Congress set up a committee to read Prof Saifuddin Soz’s book as its release triggered a sort of crisis on TV over Patel’s Kashmir remarks. Insisting that book takes a long course to get Kashmir a historically distinct identity, Shabir Ahmad Mir sees the well-informed politician reveals little than what he seemingly knows

The problem with history– particularly the written kind – is that one can never be sure about it. Not only because history is one of the spoils that a Victor claims but also, more often than not, a historian has to wield the irrationality, abstrusity

as well as the randomness of his time and milieu into a cogent and comprehensible narrative that can be passed on as history to the posterity. Thus more than writing/recording history a historian ends up creating History (in a completely literal sense of the word). The whole process is akin to forcing water into a container and then passes of the shape of the container as the shape of water. Nevertheless, a historian must keep on doing his duty only if to have his work argued/ debated/ questioned/revisited later.
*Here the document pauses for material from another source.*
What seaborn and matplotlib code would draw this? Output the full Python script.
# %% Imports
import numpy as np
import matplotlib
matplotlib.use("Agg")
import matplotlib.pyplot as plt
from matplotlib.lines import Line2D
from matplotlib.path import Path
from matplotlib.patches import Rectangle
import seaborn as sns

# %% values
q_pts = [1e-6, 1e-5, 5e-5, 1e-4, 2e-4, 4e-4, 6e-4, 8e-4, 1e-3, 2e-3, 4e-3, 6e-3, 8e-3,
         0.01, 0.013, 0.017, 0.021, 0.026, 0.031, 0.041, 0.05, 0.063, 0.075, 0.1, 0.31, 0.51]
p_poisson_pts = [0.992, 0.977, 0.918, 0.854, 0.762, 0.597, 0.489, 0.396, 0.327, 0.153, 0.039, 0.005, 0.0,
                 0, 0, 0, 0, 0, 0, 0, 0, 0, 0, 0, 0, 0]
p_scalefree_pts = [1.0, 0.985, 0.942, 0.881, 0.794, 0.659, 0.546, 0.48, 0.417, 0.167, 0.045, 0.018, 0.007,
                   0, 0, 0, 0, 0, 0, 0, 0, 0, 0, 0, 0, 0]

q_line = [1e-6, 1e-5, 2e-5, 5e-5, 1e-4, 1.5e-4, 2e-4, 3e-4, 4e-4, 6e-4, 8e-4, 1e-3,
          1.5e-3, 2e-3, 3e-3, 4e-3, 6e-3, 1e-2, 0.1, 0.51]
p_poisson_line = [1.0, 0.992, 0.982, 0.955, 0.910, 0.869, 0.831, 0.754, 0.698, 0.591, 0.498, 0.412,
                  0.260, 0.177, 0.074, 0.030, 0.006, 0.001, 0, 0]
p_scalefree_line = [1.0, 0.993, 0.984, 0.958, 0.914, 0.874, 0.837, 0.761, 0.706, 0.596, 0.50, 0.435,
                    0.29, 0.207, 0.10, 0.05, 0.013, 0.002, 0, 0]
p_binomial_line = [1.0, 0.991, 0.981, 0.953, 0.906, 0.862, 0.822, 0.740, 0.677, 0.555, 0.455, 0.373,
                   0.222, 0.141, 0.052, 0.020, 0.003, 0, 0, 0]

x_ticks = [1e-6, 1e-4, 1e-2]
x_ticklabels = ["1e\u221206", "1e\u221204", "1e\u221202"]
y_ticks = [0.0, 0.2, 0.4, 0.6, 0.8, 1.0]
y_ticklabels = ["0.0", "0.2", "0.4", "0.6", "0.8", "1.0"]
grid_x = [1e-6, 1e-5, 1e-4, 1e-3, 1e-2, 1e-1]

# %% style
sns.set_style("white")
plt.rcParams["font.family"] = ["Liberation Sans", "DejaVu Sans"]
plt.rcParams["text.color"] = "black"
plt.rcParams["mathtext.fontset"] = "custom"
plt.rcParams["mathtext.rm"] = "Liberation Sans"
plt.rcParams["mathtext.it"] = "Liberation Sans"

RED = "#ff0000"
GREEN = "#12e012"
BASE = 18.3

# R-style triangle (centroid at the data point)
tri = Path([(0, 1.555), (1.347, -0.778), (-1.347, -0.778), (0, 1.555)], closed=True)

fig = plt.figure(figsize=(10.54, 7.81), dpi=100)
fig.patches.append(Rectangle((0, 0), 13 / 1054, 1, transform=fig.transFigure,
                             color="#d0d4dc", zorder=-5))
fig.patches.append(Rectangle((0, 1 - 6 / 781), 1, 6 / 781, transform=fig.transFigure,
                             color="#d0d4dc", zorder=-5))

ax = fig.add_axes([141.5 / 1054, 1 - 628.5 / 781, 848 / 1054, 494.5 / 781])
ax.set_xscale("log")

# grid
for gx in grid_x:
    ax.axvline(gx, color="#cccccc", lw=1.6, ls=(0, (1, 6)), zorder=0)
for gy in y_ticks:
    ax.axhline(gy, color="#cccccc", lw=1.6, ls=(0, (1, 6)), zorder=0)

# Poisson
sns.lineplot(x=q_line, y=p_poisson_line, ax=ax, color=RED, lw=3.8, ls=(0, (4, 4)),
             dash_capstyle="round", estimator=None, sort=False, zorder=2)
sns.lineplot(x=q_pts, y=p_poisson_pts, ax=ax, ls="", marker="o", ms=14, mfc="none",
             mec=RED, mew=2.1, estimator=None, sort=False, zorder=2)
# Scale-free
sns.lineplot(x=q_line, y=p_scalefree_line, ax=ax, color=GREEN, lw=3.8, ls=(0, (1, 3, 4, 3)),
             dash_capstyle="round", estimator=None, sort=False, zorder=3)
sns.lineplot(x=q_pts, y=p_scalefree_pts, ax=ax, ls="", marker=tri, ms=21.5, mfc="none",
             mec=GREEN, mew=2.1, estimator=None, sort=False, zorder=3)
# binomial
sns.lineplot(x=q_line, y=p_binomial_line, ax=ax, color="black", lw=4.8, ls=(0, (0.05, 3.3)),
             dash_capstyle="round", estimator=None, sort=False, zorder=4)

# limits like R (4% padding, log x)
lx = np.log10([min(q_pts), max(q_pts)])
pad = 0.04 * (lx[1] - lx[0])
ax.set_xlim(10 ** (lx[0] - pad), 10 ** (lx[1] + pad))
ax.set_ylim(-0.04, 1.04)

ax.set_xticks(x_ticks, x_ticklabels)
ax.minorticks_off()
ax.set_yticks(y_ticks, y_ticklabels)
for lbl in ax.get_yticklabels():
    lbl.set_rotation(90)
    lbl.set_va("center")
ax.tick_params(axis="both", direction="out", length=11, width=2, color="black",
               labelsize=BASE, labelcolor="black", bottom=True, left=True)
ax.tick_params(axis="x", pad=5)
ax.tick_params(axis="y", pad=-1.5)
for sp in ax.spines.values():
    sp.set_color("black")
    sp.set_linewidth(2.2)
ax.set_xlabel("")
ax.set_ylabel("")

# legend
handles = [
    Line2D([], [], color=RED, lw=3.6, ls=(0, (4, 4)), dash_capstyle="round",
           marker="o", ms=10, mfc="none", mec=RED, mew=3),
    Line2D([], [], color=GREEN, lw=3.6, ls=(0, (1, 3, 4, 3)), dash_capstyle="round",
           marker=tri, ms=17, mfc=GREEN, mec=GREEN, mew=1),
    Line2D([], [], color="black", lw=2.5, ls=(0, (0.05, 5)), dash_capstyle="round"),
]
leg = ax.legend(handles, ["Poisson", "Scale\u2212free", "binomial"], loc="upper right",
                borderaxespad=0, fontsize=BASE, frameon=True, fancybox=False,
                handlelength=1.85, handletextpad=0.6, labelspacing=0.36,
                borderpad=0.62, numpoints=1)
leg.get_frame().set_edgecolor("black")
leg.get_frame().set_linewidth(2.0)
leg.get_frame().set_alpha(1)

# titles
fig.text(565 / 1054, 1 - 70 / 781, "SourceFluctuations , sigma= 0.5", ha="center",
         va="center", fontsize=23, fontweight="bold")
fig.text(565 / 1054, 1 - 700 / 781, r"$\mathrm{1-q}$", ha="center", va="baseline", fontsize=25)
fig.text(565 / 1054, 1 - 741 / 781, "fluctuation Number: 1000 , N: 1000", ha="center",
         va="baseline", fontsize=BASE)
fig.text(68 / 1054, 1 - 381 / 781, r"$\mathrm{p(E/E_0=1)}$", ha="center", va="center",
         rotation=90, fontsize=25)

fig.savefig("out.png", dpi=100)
Off late Kashmir is also witnessing a re-engagement with its history. What was once considered as holy canon is now being examined for its veracity and verifiability? Against this backdrop comes Prof Saifuddin Soz’s Kashmir: Glimpses of History and The Story of the Struggle. Although the book is spread over 33 chapters it can be broadly divided into two parts. The first part comprises first 27 chapters of the book and the second part comprising of the remaining six chapters. This division is based on the degree and nature of involvement of author with his subject matter. The first part deals with the recapitulation of Kashmir’s history from various sources that have been passed on from generation to generation. These sources include testimonials /books /travelogues /papers as written from time to time by such varied persons like Herodotus, Ptolemy, Fa Hien, Hiuen Tsiang, al Beruni, Kalhana, Bernier, Jacquemont, Hugel, Stein, Temple, Thorpe, Bates, Wakefield, Walter Lawrence, Neveetc wherein Soz is a mere passive narrator. Professor Soz does not engage with these sources of his as Khalid Bashir does in his Kashmir: Exposing the Myth Behind the Narrative. That is to say unlike Khalid Bashir, Soz does not offer a critical reading of the texts and authors that he uses to construct the history of Kashmir, he merely summarizes these narratives with an occasional personal insight or remark.
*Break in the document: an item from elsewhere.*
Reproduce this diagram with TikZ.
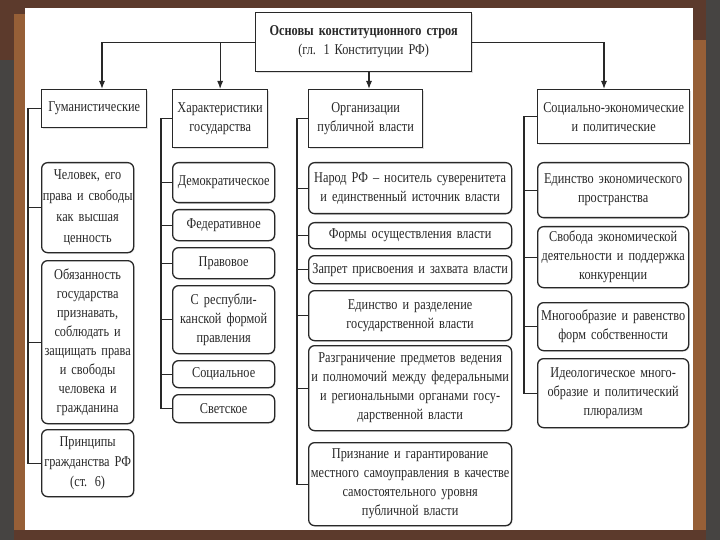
\documentclass[tikz,border=0pt]{standalone}
\usepackage{fontspec}
\setmainfont[FakeStretch=0.82,WordSpace=0.65]{Liberation Serif}
\usetikzlibrary{arrows.meta,shadows}
\definecolor{woodA}{RGB}{92,58,44}
\definecolor{woodB}{RGB}{150,95,55}
\definecolor{woodC}{RGB}{70,68,66}
\definecolor{ink}{RGB}{40,40,40}
\begin{document}
\begin{tikzpicture}[x=1pt,y=-1pt,
  every node/.style={font=\fontsize{15}{19}\selectfont, text=ink},
  hbox/.style={draw=ink, line width=1.3pt, fill=white, align=center, inner sep=0pt, anchor=north west,
     drop shadow={shadow xshift=1pt,shadow yshift=-1pt,opacity=0.25}},
  rbox/.style={hbox, rounded corners=6pt},
  conn/.style={draw=ink, line width=1.1pt},
  arr/.style={conn, -{Latex[length=8pt,width=6pt]}}]
\useasboundingbox (0,0) rectangle (720,540);
% background
\fill[woodA] (0,0) rectangle (720,540);
\fill[woodC] (0,60) rectangle (14,540);
\fill[woodC] (706,0) rectangle (720,540);
\fill[woodB] (14,14) rectangle (25,530);
\fill[woodB] (693,40) rectangle (706,530);
\fill[white] (25,8) rectangle (693,530);
% title
\node[hbox, minimum width=216pt, minimum height=59pt, text width=212pt] (t) at (255,12)
  {\textbf{Основы конституционного строя}\\(гл. 1 Конституции РФ)};
% headers
\node[hbox, minimum width=105pt, minimum height=38pt, text width=101pt] (h1) at (41,89) {Гуманистические};
\node[hbox, minimum width=95pt, minimum height=58pt, text width=93pt] (h2) at (172,89) {Характеристики\\государства};
\node[hbox, minimum width=114pt, minimum height=58pt, text width=110pt] (h3) at (308,89) {Организации\\публичной власти};
\node[hbox, minimum width=152pt, minimum height=54pt, text width=150pt] (h4) at (537,89) {Социально-экономические\\и политические};
% arrows from title
\coordinate (p1) at (102,89);
\coordinate (p3) at (369,89);
\coordinate (p4) at (604,89);
\draw[arr] (t.west) -| (p1);
\draw[arr] (t.west -| h2.north) -- (h2.north);
\draw[arr] (p3 |- t.south) -- (p3);
\draw[arr] (t.east) -| (p4);
% column 1
\node[rbox, minimum width=92pt, minimum height=90pt, text width=92pt, font=\fontsize{15}{21}\selectfont] (a1) at (41,162) {Человек, его\\права и свободы\\как высшая\\ценность};
\node[rbox, minimum width=92pt, minimum height=163pt, text width=92pt] (a2) at (41,260) {Обязанность\\государства\\признавать,\\соблюдать и\\защищать права\\и свободы\\человека и\\гражданина};
\node[rbox, minimum width=92pt, minimum height=67pt, text width=92pt, font=\fontsize{15}{20}\selectfont] (a3) at (41,429) {Принципы\\гражданства РФ\\(ст. 6)};
% column 2
\node[rbox, minimum width=102pt, minimum height=40pt, text width=100pt] (b1) at (172,162) {Демократическое};
\node[rbox, minimum width=102pt, minimum height=31pt, text width=100pt] (b2) at (172,209) {Федеративное};
\node[rbox, minimum width=102pt, minimum height=31pt, text width=100pt] (b3) at (172,247) {Правовое};
\node[rbox, minimum width=102pt, minimum height=68pt, text width=100pt] (b4) at (172,285) {С республи-\\канской формой\\правления};
\node[rbox, minimum width=102pt, minimum height=27pt, text width=100pt] (b5) at (172,360) {Социальное};
\node[rbox, minimum width=102pt, minimum height=28pt, text width=100pt] (b6) at (172,394) {Светское};
% column 3
\node[rbox, minimum width=203pt, minimum height=51pt, text width=203pt] (c1) at (308,162) {Народ РФ – носитель суверенитета\\и единственный источник власти};
\node[rbox, minimum width=203pt, minimum height=26pt, text width=203pt] (c2) at (308,222) {Формы осуществления власти};
\node[rbox, minimum width=203pt, minimum height=28pt, text width=203pt] (c3) at (308,255) {Запрет присвоения и захвата власти};
\node[rbox, minimum width=203pt, minimum height=50pt, text width=203pt] (c4) at (308,290) {Единство и разделение\\государственной власти};
\node[rbox, minimum width=203pt, minimum height=85pt, text width=203pt] (c5) at (308,345) {Разграничение предметов ведения\\и полномочий между федеральными\\и региональными органами госу-\\дарственной власти};
\node[rbox, minimum width=203pt, minimum height=83pt, text width=203pt] (c6) at (308,442) {Признание и гарантирование\\местного самоуправления в качестве\\самостоятельного уровня\\публичной власти};
% column 4
\node[rbox, minimum width=151pt, minimum height=55pt, text width=151pt] (d1) at (537,162) {Единство экономического\\пространства};
\node[rbox, minimum width=151pt, minimum height=61pt, text width=151pt] (d2) at (537,226) {Свобода экономической\\деятельности и поддержка\\конкуренции};
\node[rbox, minimum width=151pt, minimum height=48pt, text width=151pt] (d3) at (537,302) {Многообразие и равенство\\форм собственности};
\node[rbox, minimum width=151pt, minimum height=69pt, text width=151pt] (d4) at (537,358) {Идеологическое много-\\образие и политический\\плюрализм};
% brackets
\coordinate (v1) at ([xshift=-13pt]h1.west);
\coordinate (v2) at ([xshift=-11pt]h2.west);
\coordinate (v3) at ([xshift=-11pt]h3.west);
\coordinate (v4) at ([xshift=-13pt]h4.west);
\draw[conn] (h1.west) -- (v1) |- (a3.west);
\draw[conn] (v1) |- (a1.west);
\draw[conn] (v1) |- (a2.west);
\draw[conn] (h2.west) -- (v2) |- (b6.west);
\foreach \n in {b1,b2,b3,b4,b5} \draw[conn] (v2) |- (\n.west);
\draw[conn] (h3.west) -- (v3) |- (c6.west);
\foreach \n in {c1,c2,c3,c4,c5} \draw[conn] (v3) |- (\n.west);
\draw[conn] (h4.west) -- (v4) |- (d4.west);
\foreach \n in {d1,d2,d3} \draw[conn] (v4) |- (\n.west);
\end{tikzpicture}
\end{document}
But then Soz’s book is not about challenging the dominant narrative of our history nor is it a re-engagement with our history. His book is about building a case for Kashmir Problem and its subsequent resolution by placing the whole problem in a proper context. And he uses these 27 chapters to his purpose in an admirably subtle way. By using such a variegated compendium of histories /narratives he builds up the distinct and separate historical identity of Kashmir and places Kashmir firmly as a separate historical-political entity in the sub-continent.
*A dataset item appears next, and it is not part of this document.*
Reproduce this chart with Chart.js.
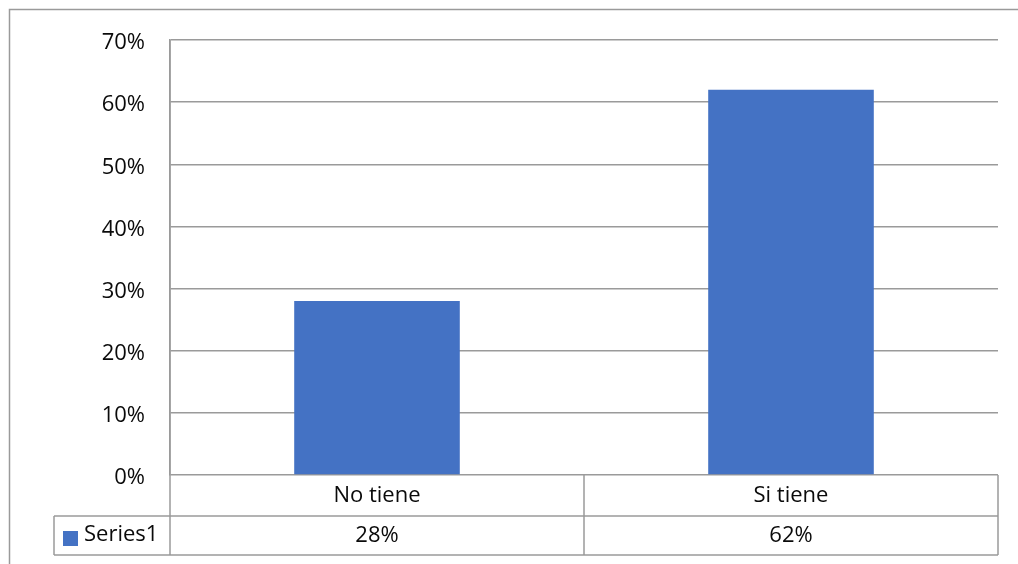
<!DOCTYPE html>
<html>
<head>
<meta charset="utf-8">
<script src="https://cdn.jsdelivr.net/npm/chart.js@4"></script>
<style>
  html, body { margin: 0; padding: 0; background: #fff; }
  #wrap { width: 1018px; height: 564px; position: relative; }
</style>
</head>
<body>
<div id="wrap"><canvas id="chart" width="1018" height="564"></canvas></div>
<script>
// data
var categories = ['No tiene', 'Si tiene'];
var seriesName = 'Series1';
var seriesValues = [28, 62];
var yMax = 70, yStep = 10;

var lineColor = '#9a9a9a';
var barColor = '#4472C4';
var font = '"Open Sans", Lato, sans-serif';

// draws the outer frame and the Excel-like data table under the plot
var tablePlugin = {
  id: 'dataTable',
  beforeDraw: function(chart) {
    var ctx = chart.ctx;
    ctx.save();
    ctx.strokeStyle = lineColor;
    ctx.lineWidth = 1.5;
    ctx.strokeRect(9.5, 9.5, 1100, 700);
    ctx.restore();
  },
  afterDraw: function(chart) {
    var ctx = chart.ctx, area = chart.chartArea, x = chart.scales.x;
    var row1 = area.bottom + 41, row2 = area.bottom + 80;
    var legendLeft = 54;
    var mid = (x.getPixelForValue(0) + x.getPixelForValue(1)) / 2;

    ctx.save();
    ctx.strokeStyle = lineColor;
    ctx.lineWidth = 1.5;
    ctx.beginPath();
    ctx.moveTo(area.left, area.top); ctx.lineTo(area.left, row2);
    ctx.moveTo(legendLeft, row1); ctx.lineTo(area.right, row1);
    ctx.moveTo(legendLeft, row2); ctx.lineTo(area.right, row2);
    ctx.moveTo(legendLeft, row1); ctx.lineTo(legendLeft, row2);
    ctx.moveTo(mid, area.bottom); ctx.lineTo(mid, row2);
    ctx.moveTo(area.right, area.bottom); ctx.lineTo(area.right, row2);
    ctx.stroke();

    ctx.fillStyle = '#0a0a0a';
    ctx.font = '22px ' + font;
    ctx.textAlign = 'center';
    ctx.textBaseline = 'middle';
    categories.forEach(function(c, i) {
      var cx = x.getPixelForValue(i);
      ctx.fillText(c, cx, (area.bottom + row1) / 2);
      ctx.fillText(seriesValues[i] + '%', cx, (row1 + row2) / 2);
    });

    // legend key in the table
    ctx.fillStyle = barColor;
    ctx.fillRect(63, 531, 15, 15);
    ctx.fillStyle = '#0a0a0a';
    ctx.textAlign = 'left';
    ctx.fillText(seriesName, 84, (row1 + row2) / 2 - 1);
    ctx.restore();
  }
};

new Chart(document.getElementById('chart'), {
  type: 'bar',
  data: {
    labels: categories,
    datasets: [{
      label: seriesName,
      data: seriesValues,
      backgroundColor: barColor,
      borderWidth: 0,
      barPercentage: 0.4,
      categoryPercentage: 1.0
    }]
  },
  options: {
    responsive: false,
    animation: false,
    events: [],
    layout: { padding: { left: 0, top: 40, right: 20, bottom: 89 } },
    plugins: { legend: { display: false }, tooltip: { enabled: false } },
    scales: {
      x: { display: false },
      y: {
        min: 0, max: yMax,
        afterFit: function(s) { s.width = 170; },
        border: { display: true, color: lineColor, width: 1.5 },
        grid: { color: lineColor, lineWidth: 1.5, drawTicks: false },
        ticks: {
          stepSize: yStep,
          padding: 25,
          labelOffset: 3,
          color: '#0a0a0a',
          font: { family: font, size: 22 },
          callback: function(v) { return v + '%'; }
        }
      }
    }
  },
  plugins: [tablePlugin]
});
</script>
</body>
</html>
One may or may not agree with, say, the factual veracity of Ptolemy’s Kasperia as Kashmir or Kalhana’s objectivity and rationality in his description of royal reigns or Marco Polo’s curious comments about Kashmir or Hugel’s / Temple’s assessment of the Kashmiri national character and /or Thorpe’s / Lawrence’s rebuttal of such an assessment; such an agreement or disagreement is not the point here. The point is such records invest a separate and distinct historical-political identity to a geographical location called Kashmir which in itself is a sharp rebuttal to the various votaries of ‘jugular vein’ and ‘integral part’ braggadocio.

The second part of the book comprising of the last six chapters deals with the history of Kashmir from the struggle against Dogra aristocracy up to the recent efforts at resolving the Kashmir dispute by India and Pakistan. This portion is where the Professor involves himself on a more personal level as this is where he has access directly to the source of history either by being a witness himself or having first-hand information from the principal characters that shaped up this recent history of Kashmir.

Unfortunately, this is also the portion where Professor lets his readers down. After all, he is a man whose single vote brought down a government and a man who has for decades walked up and down the corridors of power; it is expected that such a man would be privy to such information that can add a new perspective to the history of recent past.

But Soz reveals nothing of the sorts, at least nothing that is not already known publicly or privately. Even the roadmap that he provides for a possible way out of the Kashmir imbroglio is but the famous Musharaf’s four-point formula (aka Musharraf-Vajyapee-Manmohan Formula) contextualized in a Kashmiri perspective. Although it must be said that Soz’s involvement with his text is more active in these chapters as compared to the previous 27 chapters. The only exception to such a reading is Soz’s treatment of Sheikh Mohamed Abdullah vis a vis Kashmir’s accession to India. If one lets the Professor convince him/her, one might see Sheikh Abdullah in a different light. Not necessarily in a more positive or more negative light but a different light.

To me, Professor’s book is one more lucid addition to the growing list of Kashmir’s re-engagement with its history. Let us hope, he writes his autobiography now.